━━━ DATA FOR THE TASK ━━━

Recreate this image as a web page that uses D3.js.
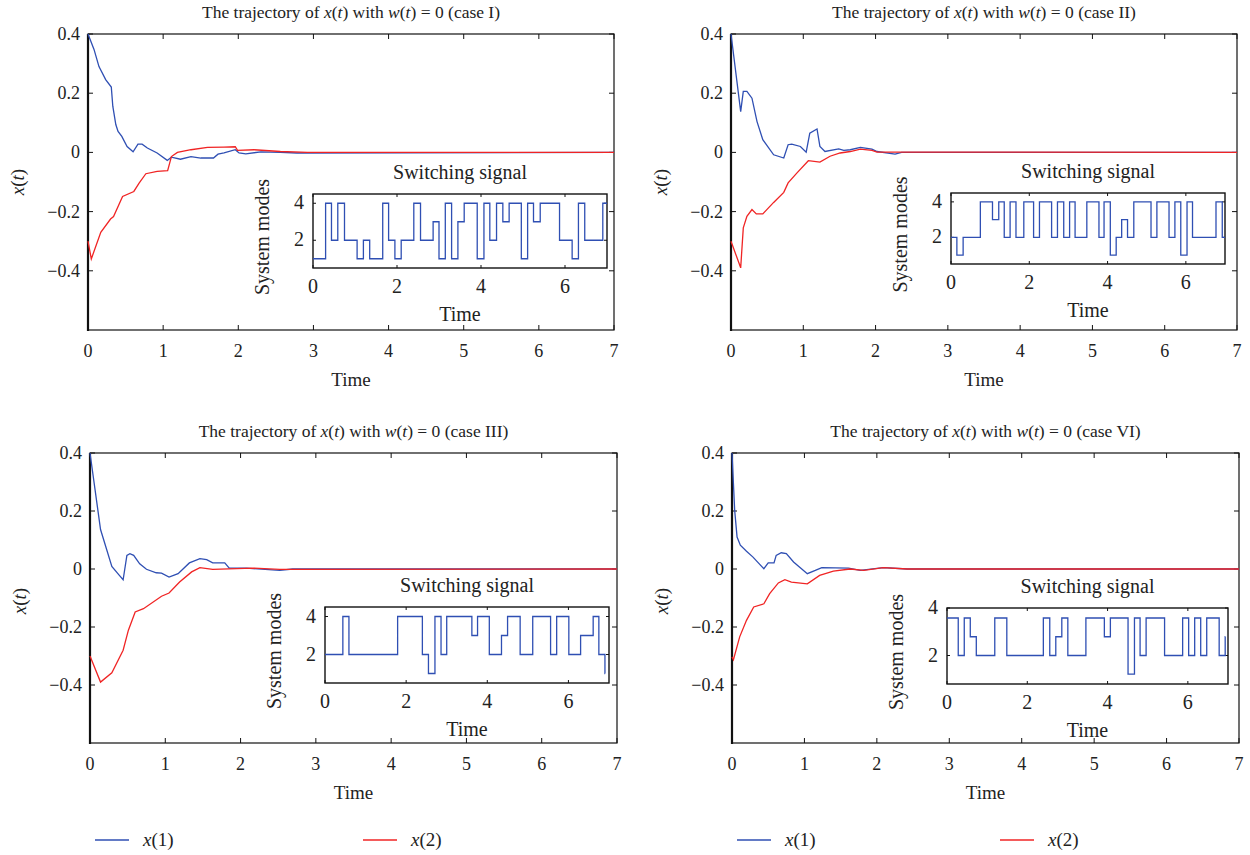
<!DOCTYPE html>
<html><head><meta charset="utf-8">
<script src="https://cdn.jsdelivr.net/npm/d3@7/dist/d3.min.js"></script>
<style>
body{margin:0;background:#fff;}
text{font-family:"Liberation Serif","DejaVu Serif",serif;fill:#222;}
</style></head>
<body><svg id="c" width="1250" height="855"></svg>
<script>
// ---------- data ----------
const caseNames = ["I","II","III","VI"];
const xTicks = [0,1,2,3,4,5,6,7];
const yTicks = [0.4,0.2,0,-0.2,-0.4];
const insetXTicks = [0,2,4,6];
const insetYTicks = [2,4];

// case I
const t1_case1 = [0,0.08,0.146,0.235,0.31,0.33,0.37,0.40,0.45,0.52,0.60,0.665,0.72,0.79,0.92,1.055,1.11,1.23,1.37,1.50,1.67,1.73,1.81,1.96,2.01,2.10,2.30,2.56,2.78,7];
const x1_case1 = [0.4,0.348,0.29,0.246,0.221,0.156,0.094,0.071,0.054,0.02,0.002,0.028,0.028,0.015,-0.002,-0.027,-0.016,-0.023,-0.014,-0.019,-0.019,-0.006,-0.002,0.009,-0.002,-0.005,0.002,0,-0.002,0];
const t2_case1 = [0,0.044,0.17,0.30,0.34,0.46,0.61,0.68,0.77,0.92,1.06,1.11,1.19,1.37,1.59,1.81,1.96,1.99,2.21,2.56,2.92,7];
const x2_case1 = [-0.3,-0.36,-0.27,-0.225,-0.217,-0.149,-0.132,-0.104,-0.072,-0.064,-0.062,-0.014,0,0.009,0.017,0.018,0.019,0.007,0.009,0.003,0,0];
// case II
const t1_case2 = [0,0.134,0.17,0.22,0.29,0.36,0.44,0.59,0.73,0.79,0.84,0.96,1.04,1.09,1.19,1.23,1.30,1.49,1.56,1.65,1.79,1.95,2.02,2.27,2.36,7];
const x1_case2 = [0.4,0.138,0.206,0.206,0.183,0.104,0.043,-0.008,-0.019,0.026,0.028,0.02,0.001,0.065,0.079,0.02,0.003,0.012,0.007,0.009,0.017,0.011,0.003,-0.006,0,0];
const t2_case2 = [0,0.134,0.17,0.22,0.29,0.35,0.44,0.59,0.73,0.79,0.91,1.07,1.23,1.37,1.51,1.65,1.79,1.95,2.02,2.34,7];
const x2_case2 = [-0.3,-0.39,-0.255,-0.216,-0.193,-0.208,-0.208,-0.169,-0.135,-0.103,-0.07,-0.028,-0.033,-0.013,-0.002,0.003,0.011,0.007,0.001,0.001,0];
// case III
const t1_case3 = [0,0.14,0.29,0.39,0.44,0.49,0.53,0.58,0.66,0.75,0.88,0.95,1.05,1.17,1.32,1.46,1.55,1.63,1.79,1.85,2.08,2.52,2.69,7];
const x1_case3 = [0.4,0.136,0.009,-0.022,-0.037,0.047,0.053,0.047,0.018,-0.001,-0.013,-0.014,-0.028,-0.016,0.021,0.036,0.032,0.021,0.021,0.003,0.003,-0.005,0,0];
const t2_case3 = [0,0.14,0.29,0.44,0.51,0.60,0.71,0.95,1.05,1.19,1.35,1.46,1.63,2.16,2.52,7];
const x2_case3 = [-0.3,-0.39,-0.358,-0.28,-0.211,-0.148,-0.137,-0.094,-0.083,-0.045,-0.01,0.005,-0.001,0.003,-0.001,0];
// case VI
const t1_case4 = [0,0.037,0.07,0.115,0.2,0.29,0.44,0.5,0.58,0.61,0.68,0.75,0.85,1.04,1.15,1.24,1.61,1.77,2.09,2.42,7];
const x1_case4 = [0.4,0.202,0.11,0.082,0.061,0.041,0.001,0.021,0.021,0.047,0.056,0.053,0.024,-0.016,-0.005,0.005,0.003,-0.005,0.005,0,0];
const t2_case4 = [0,0.02,0.106,0.2,0.30,0.44,0.52,0.64,0.73,0.82,1.04,1.21,1.40,1.63,1.82,2.09,2.42,7];
const x2_case4 = [-0.303,-0.313,-0.234,-0.177,-0.131,-0.12,-0.085,-0.048,-0.037,-0.045,-0.051,-0.022,-0.007,0,-0.005,0.005,0,0];

// switching signals (start time of each interval, mode, end time)
const sigT_case1 = [0,0.30,0.44,0.59,0.75,1.05,1.20,1.35,1.66,1.80,1.95,2.10,2.40,2.56,2.86,3.0,3.15,3.30,3.45,3.60,3.91,4.07,4.21,4.37,4.52,4.67,4.96,5.11,5.25,5.41,5.87,6.17,6.32,6.47,6.90];
const sigM_case1 = [1,4,2,4,2,1,2,1,4,2,1,2,4,2,3,1,4,1,3,4,1,4,2,4,3,4,1,4,3,4,2,1,4,2,4];
const sigEnd_case1 = 7.0;
const sigT_case2 = [0,0.15,0.31,0.75,1.06,1.22,1.36,1.51,1.66,1.86,2.11,2.26,2.57,2.72,2.88,3.03,3.17,3.47,3.78,3.91,4.07,4.22,4.36,4.51,4.67,5.11,5.26,5.57,5.72,5.87,6.03,6.17,6.77,6.93];
const sigM_case2 = [2,1,2,4,3,4,2,4,2,4,2,4,2,4,2,4,2,4,2,4,1,2,3,2,4,2,4,2,4,1,4,2,4,2];
const sigEnd_case2 = 7.0;
const sigT_case3 = [0,0.44,0.59,1.79,2.40,2.55,2.71,2.86,3.0,3.62,3.76,4.05,4.35,4.50,4.81,5.12,5.56,5.71,6.01,6.30,6.61,6.75,6.90];
const sigM_case3 = [2,4,2,4,2,1,4,2,4,3,4,2,3,4,2,4,2,4,2,3,4,2,1];
const sigEnd_case3 = 6.905;
const sigT_case4 = [0,0.28,0.43,0.58,0.73,1.19,1.49,2.40,2.56,2.71,2.86,3.01,3.46,3.92,4.07,4.51,4.67,4.81,4.96,5.42,5.87,6.02,6.17,6.32,6.47,6.78,6.93];
const sigM_case4 = [3.58,2,3.58,2.79,2,3.58,2,3.58,2,2.79,3.58,2,3.58,2.79,3.58,1.22,3.58,2,3.58,2,3.58,2,3.58,2,3.58,2,2.79];
const sigEnd_case4 = 6.935;

const legendLabels = ["1","2"];

// ---------- layout ----------
const blue = "#2f4fb3", red = "#f02424";
const panels = [
  {x0:88, x1:614, y0:34, y1:330, name:caseNames[0], t1:t1_case1, v1:x1_case1, t2:t2_case1, v2:x2_case1,
   sT:sigT_case1, sM:sigM_case1, sE:sigEnd_case1, ins:{x0:313,x1:607,y0:194,y1:268, dom:[0.5,4.5]}},
  {x0:731, x1:1237, y0:34, y1:330, name:caseNames[1], t1:t1_case2, v1:x1_case2, t2:t2_case2, v2:x2_case2,
   sT:sigT_case2, sM:sigM_case2, sE:sigEnd_case2, ins:{x0:951,x1:1225,y0:193,y1:264, dom:[0.5,4.5]}},
  {x0:90, x1:617, y0:453, y1:743, name:caseNames[2], t1:t1_case3, v1:x1_case3, t2:t2_case3, v2:x2_case3,
   sT:sigT_case3, sM:sigM_case3, sE:sigEnd_case3, ins:{x0:325,x1:609,y0:607,y1:683, dom:[0.5,4.5]}},
  {x0:732, x1:1239, y0:453, y1:743, name:caseNames[3], t1:t1_case4, v1:x1_case4, t2:t2_case4, v2:x2_case4,
   sT:sigT_case4, sM:sigM_case4, sE:sigEnd_case4, ins:{x0:947,x1:1228,y0:608,y1:684, dom:[0.8,4.0]}}
];

const svg = d3.select("#c");

function italicLabel(sel, parts){
  parts.forEach(p=>{
    sel.append("tspan").text(p[0]).style("font-style", p[1]?"italic":"normal");
  });
}

panels.forEach(p=>{
  const g = svg.append("g");
  const x = d3.scaleLinear().domain([0,7]).range([p.x0,p.x1]);
  const y = d3.scaleLinear().domain([-0.6,0.4]).range([p.y1,p.y0]);

  // box
  g.append("rect").attr("x",p.x0).attr("y",p.y0).attr("width",p.x1-p.x0).attr("height",p.y1-p.y0)
    .attr("fill","none").attr("stroke","#111").attr("stroke-width",1.2);
  g.append("line").attr("x1",p.x0).attr("x2",p.x0).attr("y1",p.y0).attr("y2",p.y1+1)
    .attr("stroke","#111").attr("stroke-width",2.2);

  // ticks inward, all sides
  xTicks.forEach(t=>{
    g.append("line").attr("x1",x(t)).attr("x2",x(t)).attr("y1",p.y1).attr("y2",p.y1-5).attr("stroke","#111");
    g.append("line").attr("x1",x(t)).attr("x2",x(t)).attr("y1",p.y0).attr("y2",p.y0+5).attr("stroke","#111");
    g.append("text").attr("x",x(t)).attr("y",p.y1+27).attr("text-anchor","middle")
      .attr("font-size",18).text(d3.format("d")(t));
  });
  yTicks.forEach(v=>{
    g.append("line").attr("x1",p.x0).attr("x2",p.x0+5).attr("y1",y(v)).attr("y2",y(v)).attr("stroke","#111");
    g.append("line").attr("x1",p.x1).attr("x2",p.x1-5).attr("y1",y(v)).attr("y2",y(v)).attr("stroke","#111");
    g.append("text").attr("x",p.x0-8).attr("y",y(v)+6).attr("text-anchor","end")
      .attr("font-size",18).text(v===0?"0":d3.format(".1f")(v));
  });
  g.append("text").attr("x",(p.x0+p.x1)/2).attr("y",p.y1+56).attr("text-anchor","middle")
    .attr("font-size",19).text("Time");
  const yl = g.append("text").attr("transform",`translate(${p.x0-64},${p.y0+148}) rotate(-90)`)
    .attr("text-anchor","middle").attr("font-size",19);
  italicLabel(yl,[["x",1],["(",0],["t",1],[")",0]]);

  const ti = g.append("text").attr("x",(p.x0+p.x1)/2).attr("y",p.y0-16).attr("text-anchor","middle").attr("font-size",17.5);
  italicLabel(ti,[["The trajectory of ",0],["x",1],["(",0],["t",1],[") with ",0],["w",1],["(",0],["t",1],[") = 0 (case "+p.name+")",0]]);

  // curves
  const line = d3.line().x(d=>x(d[0])).y(d=>y(d[1]));
  g.append("path").datum(p.t1.map((t,i)=>[t,p.v1[i]])).attr("d",line)
    .attr("fill","none").attr("stroke",blue).attr("stroke-width",1.3);
  g.append("path").datum(p.t2.map((t,i)=>[t,p.v2[i]])).attr("d",line)
    .attr("fill","none").attr("stroke",red).attr("stroke-width",1.3);

  // inset
  const I = p.ins;
  const xi = d3.scaleLinear().domain([0,7]).range([I.x0,I.x1]);
  const yi = d3.scaleLinear().domain(I.dom).range([I.y1,I.y0]);
  g.append("rect").attr("x",I.x0).attr("y",I.y0).attr("width",I.x1-I.x0).attr("height",I.y1-I.y0)
    .attr("fill","#fff").attr("stroke","#111").attr("stroke-width",1.4);
  insetXTicks.forEach(t=>{
    g.append("line").attr("x1",xi(t)).attr("x2",xi(t)).attr("y1",I.y1).attr("y2",I.y1-3).attr("stroke","#111");
    g.append("line").attr("x1",xi(t)).attr("x2",xi(t)).attr("y1",I.y0).attr("y2",I.y0+3).attr("stroke","#111");
    g.append("text").attr("x",xi(t)).attr("y",I.y1+25).attr("text-anchor","middle").attr("font-size",20).text(t);
  });
  insetYTicks.forEach(v=>{
    g.append("line").attr("x1",I.x0).attr("x2",I.x0+3).attr("y1",yi(v)).attr("y2",yi(v)).attr("stroke","#111");
    g.append("line").attr("x1",I.x1).attr("x2",I.x1-3).attr("y1",yi(v)).attr("y2",yi(v)).attr("stroke","#111");
    g.append("text").attr("x",I.x0-9).attr("y",yi(v)+6).attr("text-anchor","end").attr("font-size",20).text(v);
  });
  g.append("text").attr("x",(I.x0+I.x1)/2).attr("y",I.y0-15).attr("text-anchor","middle").attr("font-size",20).text("Switching signal");
  g.append("text").attr("x",(I.x0+I.x1)/2).attr("y",I.y1+53).attr("text-anchor","middle").attr("font-size",20).text("Time");
  g.append("text").attr("transform",`translate(${I.x0-44},${(I.y0+I.y1)/2+6}) rotate(-90)`)
    .attr("text-anchor","middle").attr("font-size",20).text("System modes");
  const sig = p.sT.map((t,i)=>[t,p.sM[i]]);
  sig.push([p.sE, p.sM[p.sM.length-1]]);
  const sline = d3.line().x(d=>xi(d[0])).y(d=>yi(d[1])).curve(d3.curveStepAfter);
  g.append("path").datum(sig).attr("d",sline).attr("fill","none").attr("stroke",blue).attr("stroke-width",1.3);
});

// legends
const legendPos = [[95,363],[737,1000]];
legendPos.forEach(lp=>{
  [blue,red].forEach((c,i)=>{
    svg.append("line").attr("x1",lp[i]).attr("x2",lp[i]+34).attr("y1",840).attr("y2",840)
      .attr("stroke",c).attr("stroke-width",1.6);
    const t = svg.append("text").attr("x",lp[i]+48).attr("y",846).attr("font-size",19);
    italicLabel(t,[["x",1],["("+legendLabels[i]+")",0]]);
  });
});
</script></body></html>
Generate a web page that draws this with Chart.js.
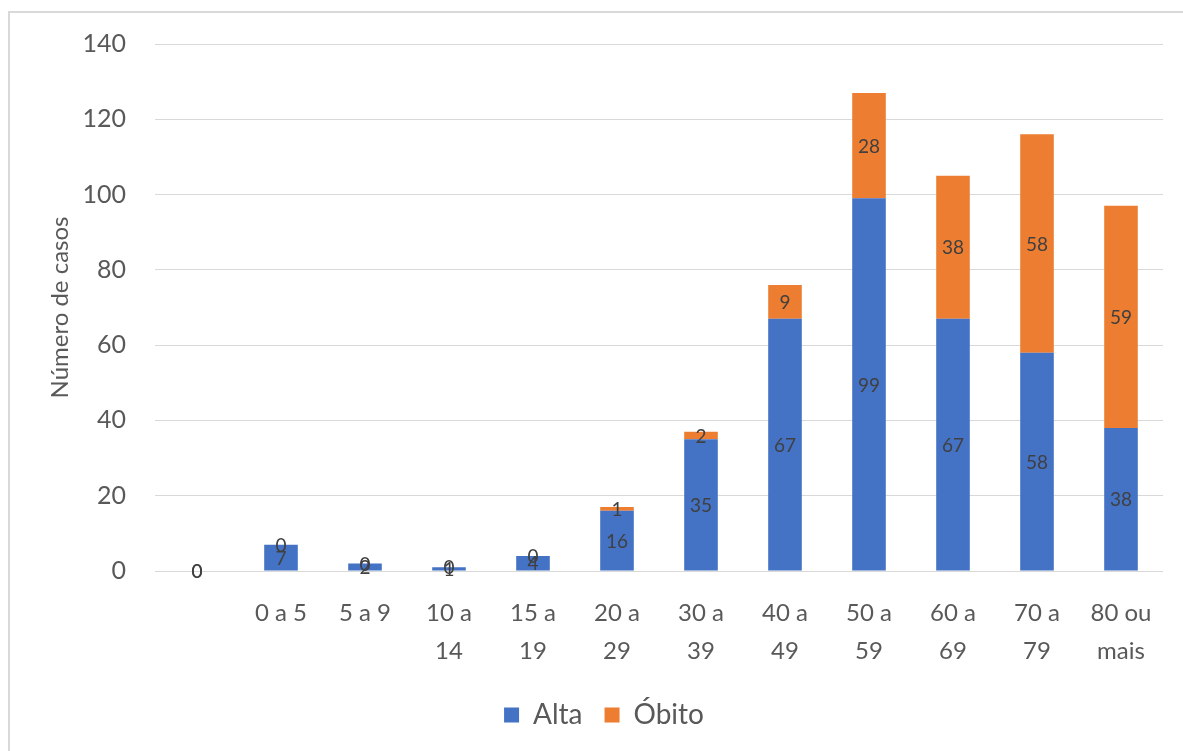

━━━

■ WHAT YOU SHOULD DO
Leave out the pictures. Transcribe only the lines above, from the first through the one that contains "const insetYTicks = [2,4];".

■ ANSWER FOR THIS EXERCISE
Recreate this image as a web page that uses D3.js.
<!DOCTYPE html>
<html><head><meta charset="utf-8">
<script src="https://cdn.jsdelivr.net/npm/d3@7/dist/d3.min.js"></script>
<style>
body{margin:0;background:#fff;}
text{font-family:"Liberation Serif","DejaVu Serif",serif;fill:#222;}
</style></head>
<body><svg id="c" width="1250" height="855"></svg>
<script>
// ---------- data ----------
const caseNames = ["I","II","III","VI"];
const xTicks = [0,1,2,3,4,5,6,7];
const yTicks = [0.4,0.2,0,-0.2,-0.4];
const insetXTicks = [0,2,4,6];
const insetYTicks = [2,4];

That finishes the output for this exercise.